Pierre Giresse, professeur émérite de géologie à l’Université de Perpignan, a abordé la “continuité sédimentaire” exigée par la loi française. Le texte, qui implique une libre circulation des alluvions sableuses des fleuves jusqu’à la mer, n’est pas “applicable aux fleuves catalans comme le Tech qui, à l’exception des crues exceptionnelles, ne sont pas aptes à transporter du sable”, a assuré le géologue. Celui-ci a évoqué les extractions sauvages de sables, pendant plusieurs décennies, pour le bétonnage de la côte. Ces retraits abusifs ayant “gravement amputé la couverture alluviale du Tech”, le substrat géologique datant du pliocène (de -5,3 à -2,6 millions d’années) affleure maintenant à l’air libre. Cela signifie que “la nappe phréatique se déverse directement dans la rivière”. La perte de cette précieuse ressource justifie entièrement la continuité du canal.

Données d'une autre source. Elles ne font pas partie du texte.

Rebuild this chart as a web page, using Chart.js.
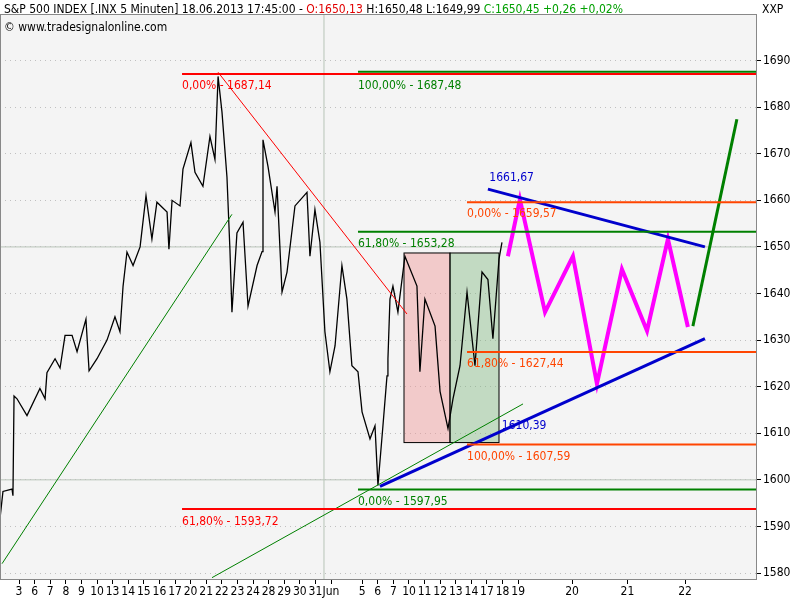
<!DOCTYPE html>
<html>
<head>
<meta charset="utf-8">
<script src="https://cdn.jsdelivr.net/npm/chart.js@4"></script>
<style>
  body { margin: 0; background: #fff; }
  #wrap { position: relative; width: 800px; height: 600px; }
  #hdr { position: absolute; left: 4px; top: 2px; font: 12px "DejaVu Sans Condensed", "DejaVu Sans"; color: #000; white-space: nowrap; }
  #src { position: absolute; left: 4px; top: 20px; font: 12px "DejaVu Sans Condensed", "DejaVu Sans"; color: #000; }
  #sym { position: absolute; left: 762px; top: 2px; font: 12px "DejaVu Sans Condensed", "DejaVu Sans"; }
  .r { color: #e00000; } .g { color: #00a000; }
</style>
</head>
<body>
<div id="wrap">
  <canvas id="c" width="800" height="600"></canvas>
  <div id="hdr">S&amp;P 500 INDEX [.INX  5 Minuten] 18.06.2013 17:45:00 - <span class="r">O:1650,13</span> H:1650,48 L:1649,99 <span class="g">C:1650,45 +0,26 +0,02%</span></div>
  <div id="src">© www.tradesignalonline.com</div>
  <div id="sym">XXP</div>
</div>
<script>
// price path, x in trading-day units (forecast days are stretched)
const priceX = [-0.77,-0.58,0,0.06,0.13,0.32,0.96,1.79,2.12,2.24,2.76,3.08,3.40,3.85,4.17,4.74,4.94,5.45,6.09,6.60,6.92,7.12,7.37,7.76,8.21,8.59,8.97,9.29,9.94,10.06,10.26,10.77,10.96,11.47,11.73,12.24,12.69,13.01,13.21,13.46,13.78,13.97,14.10,14.42,14.81,15.13,15.71,16.03,16.09,16.41,16.86,16.99,17.31,17.63,18.14,18.91,19.10,19.42,19.74,20.06,20.38,20.71,21.15,21.47,21.79,22.18,22.44,22.95,23.27,23.46,23.78,24.04,24.10,24.23,24.42,24.74,25.19,25.96,26.15,26.47,27.12,27.44,27.95,28.27,28.72,29.17,29.68,30.13,30.51,30.83,31.22,31.41];
const priceY = [1591.7,1597.5,1598,1596.6,1618,1617.4,1613.8,1619.6,1617.4,1623,1626,1624,1631,1631,1627.5,1634.5,1623.4,1626,1630,1635,1631.8,1641.6,1648.9,1646,1650,1661,1651.7,1659.6,1657.5,1649.5,1660,1658.8,1666.7,1672.4,1666,1663,1673.7,1668.8,1686.6,1679,1665,1649.5,1636,1653,1655.3,1637.3,1646,1649,1673,1667.3,1657.5,1663,1640.3,1644.6,1658.8,1661.7,1648,1658,1651,1631.8,1623.2,1628.8,1646,1638.8,1624.5,1623.2,1614.6,1608.8,1611.6,1598.8,1611.6,1622.3,1626,1638.8,1641.6,1636,1648,1641.6,1623.2,1638.8,1633,1619,1611,1617.4,1624.5,1640.3,1624.5,1644.6,1643,1630.3,1647.4,1651];
const zigX = [31.79,32.56,34.17,35.96,37.5,39.1,40.71,42.05,43.33];
const zigY = [1648,1660.2,1636,1648,1620.6,1645.2,1632,1651.7,1632.8];
const upX = [43.65,46.47];
const upY = [1633,1677.4];

const tickPos = [0,1,2,3,4,5,6,7,8,9,10,11,12,13,14,15,16,17,18,19,20,22,23,24,25,26,27,28,29,30,31,32,35.45,39.0,42.7];
const tickLbl = ['3','6','7','8','9','10','13','14','15','16','17','20','21','22','23','24','28','29','30','31','Jun','5','6','7','10','11','12','13','14','17','18','19','20','21','22'];
const priceTicks = [1580,1590,1600,1610,1620,1630,1640,1650,1660,1670,1680,1690];

// [x1, y1, x2, y2, colour, width]
const segs = [
  [10.9,1687.14,47.76,1687.14,'#ff0000',2],
  [22.18,1687.6,47.76,1687.6,'#008000',2],
  [10.9,1593.72,47.76,1593.72,'#ff0000',2],
  [22.18,1653.28,47.76,1653.28,'#008000',2],
  [22.18,1597.95,47.76,1597.95,'#008000',2],
  [29.17,1659.57,47.76,1659.57,'#ff4500',2],
  [29.17,1627.44,47.76,1627.44,'#ff4500',2],
  [29.17,1607.59,47.76,1607.59,'#ff4500',2],
  [13.21,1687.5,25.32,1635.6,'#ff0000',1],
  [-0.64,1582,14.10,1657,'#008000',1],
  [12.82,1579,32.76,1616.3,'#008000',1],
  [30.51,1662.4,44.42,1650,'#0000cc',3],
  [23.59,1598.6,44.42,1630.3,'#0000cc',3]
];
// [text, x, y, colour]
const notes = [
  ['0,00% - 1687,14',10.9,1684.5,'#ff0000'],
  ['100,00% - 1687,48',22.18,1684.5,'#008000'],
  ['61,80% - 1593,72',10.9,1591,'#ff0000'],
  ['61,80% - 1653,28',22.18,1650.6,'#008000'],
  ['0,00% - 1597,95',22.18,1595.3,'#008000'],
  ['0,00% - 1659,57',29.17,1657,'#ff4500'],
  ['61,80% - 1627,44',29.17,1624.8,'#ff4500'],
  ['100,00% - 1607,59',29.17,1605,'#ff4500'],
  ['1661,67',30.6,1664.9,'#0000cc'],
  ['1610,39',31.4,1611.6,'#0000cc']
];
// [x1, x2, yTop, yBottom, fill]
const boxes = [
  [25.13,28.08,1648.7,1608,'rgba(240,150,150,0.45)'],
  [28.08,31.22,1648.7,1608,'rgba(120,180,120,0.4)']
];

const xy = (xs, ys) => xs.map((x, i) => ({ x: x, y: ys[i] }));

const datasets = segs.map(s => ({
  data: [{ x: s[0], y: s[1] }, { x: s[2], y: s[3] }],
  borderColor: s[4], borderWidth: s[5], pointRadius: 0
}));
datasets.push({ data: xy(priceX, priceY), borderColor: '#000', borderWidth: 1.3, pointRadius: 0 });
datasets.push({ data: xy(zigX, zigY), borderColor: '#ff00ff', borderWidth: 4, pointRadius: 0 });
datasets.push({ data: xy(upX, upY), borderColor: '#008000', borderWidth: 3, pointRadius: 0 });

const extras = {
  id: 'extras',
  beforeDraw(chart) {
    const { ctx, chartArea: a, scales: { x, y } } = chart;
    ctx.save();
    ctx.fillStyle = '#f4f4f4';
    ctx.fillRect(a.left, a.top, a.width, a.height);
    ctx.strokeStyle = '#b8c4b8';
    ctx.lineWidth = 1;
    ctx.beginPath();
    ctx.moveTo(x.getPixelForValue(20), a.top); ctx.lineTo(x.getPixelForValue(20), a.bottom);
    [1650, 1600].forEach(v => { ctx.moveTo(a.left, y.getPixelForValue(v)); ctx.lineTo(a.right, y.getPixelForValue(v)); });
    ctx.stroke();
    ctx.restore();
  },
  beforeDatasetsDraw(chart) {
    const { ctx, scales: { x, y } } = chart;
    ctx.save();
    boxes.forEach(b => {
      const l = x.getPixelForValue(b[0]), r = x.getPixelForValue(b[1]);
      const t = y.getPixelForValue(b[2]), btm = y.getPixelForValue(b[3]);
      ctx.fillStyle = b[4];
      ctx.fillRect(l, t, r - l, btm - t);
      ctx.strokeStyle = '#000';
      ctx.lineWidth = 1;
      ctx.strokeRect(l, t, r - l, btm - t);
    });
    ctx.restore();
  },
  afterDraw(chart) {
    const { ctx, chartArea: a, scales: { x, y } } = chart;
    ctx.save();
    ctx.font = '12px "DejaVu Sans Condensed", "DejaVu Sans"';
    ctx.textBaseline = 'middle';
    notes.forEach(n => {
      ctx.fillStyle = n[3];
      ctx.fillText(n[0], x.getPixelForValue(n[1]), y.getPixelForValue(n[2]));
    });
    ctx.strokeStyle = '#888';
    ctx.lineWidth = 1;
    ctx.strokeRect(a.left + 0.5, a.top + 0.5, a.width - 1, a.height - 1);
    ctx.restore();
  }
};

new Chart(document.getElementById('c'), {
  type: 'line',
  data: { datasets: datasets },
  options: {
    responsive: false,
    animation: false,
    layout: { padding: { top: 14, left: 0, right: 0, bottom: 2 } },
    plugins: { legend: { display: false }, tooltip: { enabled: false } },
    scales: {
      x: {
        type: 'linear', min: -0.77, max: 47.76,
        afterBuildTicks: s => { s.ticks = tickPos.map(v => ({ value: v + 0.45 })); },
        afterFit: s => { s.height = 18; },
        ticks: {
          autoSkip: false, maxRotation: 0, padding: 1,
          color: '#000', font: { family: '"DejaVu Sans Condensed", "DejaVu Sans"', size: 12 },
          callback: (v, i) => tickLbl[i]
        },
        grid: { drawOnChartArea: false, tickLength: 4, color: '#000' },
        border: { display: false }
      },
      y: {
        position: 'right', min: 1578.5, max: 1700,
        afterBuildTicks: s => { s.ticks = priceTicks.map(v => ({ value: v })); },
        afterFit: s => { s.width = 43; },
        ticks: {
          color: '#000', padding: 2, font: { family: '"DejaVu Sans Condensed", "DejaVu Sans"', size: 12 },
          callback: v => String(v)
        },
        grid: { color: '#c0c0c0', tickLength: 4, tickColor: '#000', lineWidth: 1 },
        border: { display: false, dash: [1, 4] }
      }
    }
  },
  plugins: [extras]
});
</script>
</body>
</html>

Le spécialiste des ouvrages en rivière Alexis Aloujes a égrené 10 ans de démarches effectuées par l’administration, certaines dissimulées. Alors que l’Agence de l’Eau et le Syndicat Mixte de Gestion et d’Aménagement Tech-Albères (SMIGATA) prônent un “effacement” des seuils, deux études majeures ont validé, dès 2011, l’intérêt hydroélectrique et la transparence piscicole (liée aux anguilles) du seuil du canal d’Elne. Or, l’étude “Tech Aval” financée par l’Agence de l’eau en 2014 préconise d’abaisser de 1,80 m les indispensables rescloses… ce qui déconnecterait les canaux ancestraux de Palau del vidre, Elne et Argelès-sur-Mer. Cette destruction imposerait la construction de passes à poissons, superflues en raison de ladite transparence. Par ailleurs, le Collectif a révélé que l’Agence de l’eau a voté discrètement, en décembre 2017, les crédits nécessaires aux travaux d’abaissement. Les études menées “conduisent à une conclusion très contestable”, a expliqué A. Aloujes, avant d’ajouter que “paradoxalement, les documents de l’Agence de l’Eau contredisent sa propre position.”
L’éclaircissement recherché par le Collectif a reçu l’apport de Françoise Lissovski, présidente honoraire de Tribunal administratif. Celle-ci a évoqué l’annulation par le Conseil d’État, le 15 février dernier, de l’article 1 d’un “décret scélérat” du 3 août 2019, interdisant a priori les installations sur les cours d’eaux classés en “liste 1”. Cet arrêt exclut les cours d’eau en “liste 2”, dont le Tech à hauteur d’Elne. Cette avancée conforte les analyses du collectif : l’administration devra démontrer que la resclosa empêche la circulation des poissons et des sédiments. F. Lissovski a évoqué la loi climat Résilience du 22 août 2021, dont un amendement interdit la destruction des moulins placés sur les cours d’eau français. Ce texte ne proscrit pas la destruction des rescloses, sauf si cette destruction compromet un usage économique, avéré à Elne. Enfin, un amendement spécifique aux cours d’eau et canaux méditerranéens permettrait au législateur de clarifier les termes de “continuité écologique”, “débits réservés” et “réelle politique de l’eau”, contenus dans les textes. Ce progrès mettrait fin au contentieux.
Le canal d’Elne n’étant pas totalement à l’abri d’une menace de destruction ou d’installation de passes à poissons inutiles et coûteuses, le Collectif et ses experts ne baissent pas la garde.